▶ Task details:
Leave out the pictures and reproduce all of the data exactly.

▶ Dataset content:
╭──
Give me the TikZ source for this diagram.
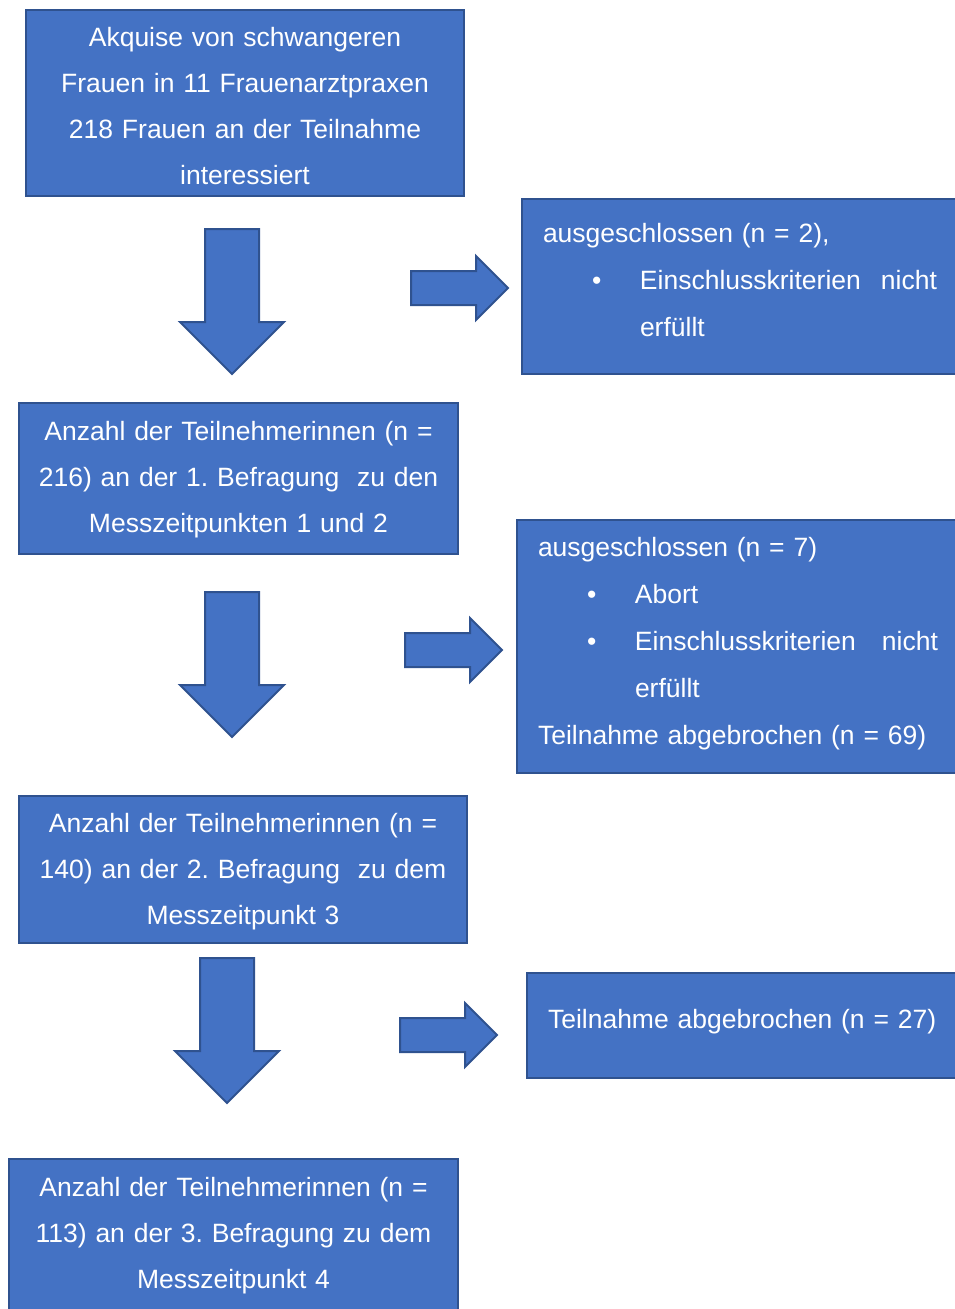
\documentclass[tikz,border=0pt]{standalone}
\usepackage{fontspec}
\setmainfont{Liberation Sans}
\usepackage{xcolor}
\usepackage{tikz}
\usetikzlibrary{shapes.arrows}
\definecolor{boxblue}{HTML}{4472C4}
\definecolor{boxline}{HTML}{2F528F}
\tikzstyle{box} = [rectangle, anchor=north west, draw=boxline, fill=boxblue, line width=2pt, text=white, inner ysep=0pt, font=\fontsize{26.5}{46}\selectfont]
\tikzstyle{midbox} = [box, align=center, inner xsep=0pt]
\tikzstyle{listbox} = [box, align=left, inner xsep=21pt, font=\fontsize{26.5}{47}\selectfont]
\tikzstyle{downarrow} = [single arrow, draw=boxline, fill=boxblue, line width=2pt, rotate=-90, anchor=tail, inner sep=26pt, single arrow head extend=25pt, minimum height=145pt]
\tikzstyle{sidearrow} = [single arrow, draw=boxline, fill=boxblue, line width=2pt, anchor=tail, inner sep=16pt, single arrow head extend=15pt, minimum height=97pt]
\newcommand{\listdot}{\makebox[97pt][l]{\hspace*{49pt}\textbullet}}
\frenchspacing

\begin{document}
\begin{tikzpicture}[x=1pt, y=-1pt]
   \useasboundingbox (0,0) rectangle (955,1309);
   \node (k) [midbox, minimum width=438pt, text width=420pt, text height=36pt, text depth=150pt] at (25,9)
      {Akquise von schwangeren\\Frauen in 11 Frauenarztpraxen\\218 Frauen an der Teilnahme\\interessiert};
   \node (e1) [listbox, text width=394pt, text height=43pt, text depth=132pt] at (521,198)
      {ausgeschlossen (n = 2),\\\listdot Einschlusskriterien\hfill nicht\\\hspace*{97pt}erfüllt};
   \node (b1) [midbox, minimum width=439pt, text width=425pt, text height=37pt, text depth=114pt] at (18,402)
      {Anzahl der Teilnehmerinnen (n =\\216) an der 1. Befragung~\ zu den\\Messzeitpunkten 1 und 2};
   \node (e2) [listbox, text width=400pt, text height=36pt, text depth=217pt] at (516,519)
      {ausgeschlossen (n = 7)\\\listdot Abort\\\listdot Einschlusskriterien\hfill nicht\\\hspace*{97pt}erfüllt\\Teilnahme abgebrochen (n = 69)};
   \node (b2) [midbox, minimum width=448pt, text width=430pt, text height=36pt, text depth=111pt] at (18,795)
      {Anzahl der Teilnehmerinnen (n =\\140) an der 2. Befragung~\ zu dem\\Messzeitpunkt 3};
   \node (e3) [listbox, text width=400pt, text height=55pt, text depth=50pt] at (526,972)
      {Teilnahme abgebrochen (n = 27)};
   \node (b3) [midbox, minimum width=449pt, text width=430pt, text height=37pt, text depth=125pt] at (8,1158)
      {Anzahl der Teilnehmerinnen (n =\\113) an der 3. Befragung zu dem\\Messzeitpunkt 4};
   \node (p1) [downarrow] at (232,228) {};
   \node (p2) [downarrow] at (232,591) {};
   \node (p3) [downarrow] at (227,957) {};
   \node (q1) [sidearrow] at (410,288) {};
   \node (q2) [sidearrow] at (404,650) {};
   \node (q3) [sidearrow] at (399,1035) {};
\end{tikzpicture}
\end{document}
╰──
▶ Solution for this exercise:
Give me the TikZ source for this diagram.
\documentclass[tikz,border=0pt]{standalone}
\usepackage{fontspec}
\setmainfont{Liberation Sans}
\usepackage{xcolor}
\usepackage{tikz}
\usetikzlibrary{shapes.arrows}
\definecolor{boxblue}{HTML}{4472C4}
\definecolor{boxline}{HTML}{2F528F}
\tikzstyle{box} = [rectangle, anchor=north west, draw=boxline, fill=boxblue, line width=2pt, text=white, inner ysep=0pt, font=\fontsize{26.5}{46}\selectfont]
\tikzstyle{midbox} = [box, align=center, inner xsep=0pt]
\tikzstyle{listbox} = [box, align=left, inner xsep=21pt, font=\fontsize{26.5}{47}\selectfont]
\tikzstyle{downarrow} = [single arrow, draw=boxline, fill=boxblue, line width=2pt, rotate=-90, anchor=tail, inner sep=26pt, single arrow head extend=25pt, minimum height=145pt]
\tikzstyle{sidearrow} = [single arrow, draw=boxline, fill=boxblue, line width=2pt, anchor=tail, inner sep=16pt, single arrow head extend=15pt, minimum height=97pt]
\newcommand{\listdot}{\makebox[97pt][l]{\hspace*{49pt}\textbullet}}
\frenchspacing

\begin{document}
\begin{tikzpicture}[x=1pt, y=-1pt]
   \useasboundingbox (0,0) rectangle (955,1309);
   \node (k) [midbox, minimum width=438pt, text width=420pt, text height=36pt, text depth=150pt] at (25,9)
      {Akquise von schwangeren\\Frauen in 11 Frauenarztpraxen\\218 Frauen an der Teilnahme\\interessiert};
   \node (e1) [listbox, text width=394pt, text height=43pt, text depth=132pt] at (521,198)
      {ausgeschlossen (n = 2),\\\listdot Einschlusskriterien\hfill nicht\\\hspace*{97pt}erfüllt};
   \node (b1) [midbox, minimum width=439pt, text width=425pt, text height=37pt, text depth=114pt] at (18,402)
      {Anzahl der Teilnehmerinnen (n =\\216) an der 1. Befragung~\ zu den\\Messzeitpunkten 1 und 2};
   \node (e2) [listbox, text width=400pt, text height=36pt, text depth=217pt] at (516,519)
      {ausgeschlossen (n = 7)\\\listdot Abort\\\listdot Einschlusskriterien\hfill nicht\\\hspace*{97pt}erfüllt\\Teilnahme abgebrochen (n = 69)};
   \node (b2) [midbox, minimum width=448pt, text width=430pt, text height=36pt, text depth=111pt] at (18,795)
      {Anzahl der Teilnehmerinnen (n =\\140) an der 2. Befragung~\ zu dem\\Messzeitpunkt 3};
   \node (e3) [listbox, text width=400pt, text height=55pt, text depth=50pt] at (526,972)
      {Teilnahme abgebrochen (n = 27)};
   \node (b3) [midbox, minimum width=449pt, text width=430pt, text height=37pt, text depth=125pt] at (8,1158)
      {Anzahl der Teilnehmerinnen (n =\\113) an der 3. Befragung zu dem\\Messzeitpunkt 4};
   \node (p1) [downarrow] at (232,228) {};
   \node (p2) [downarrow] at (232,591) {};
   \node (p3) [downarrow] at (227,957) {};
   \node (q1) [sidearrow] at (410,288) {};
   \node (q2) [sidearrow] at (404,650) {};
   \node (q3) [sidearrow] at (399,1035) {};
\end{tikzpicture}
\end{document}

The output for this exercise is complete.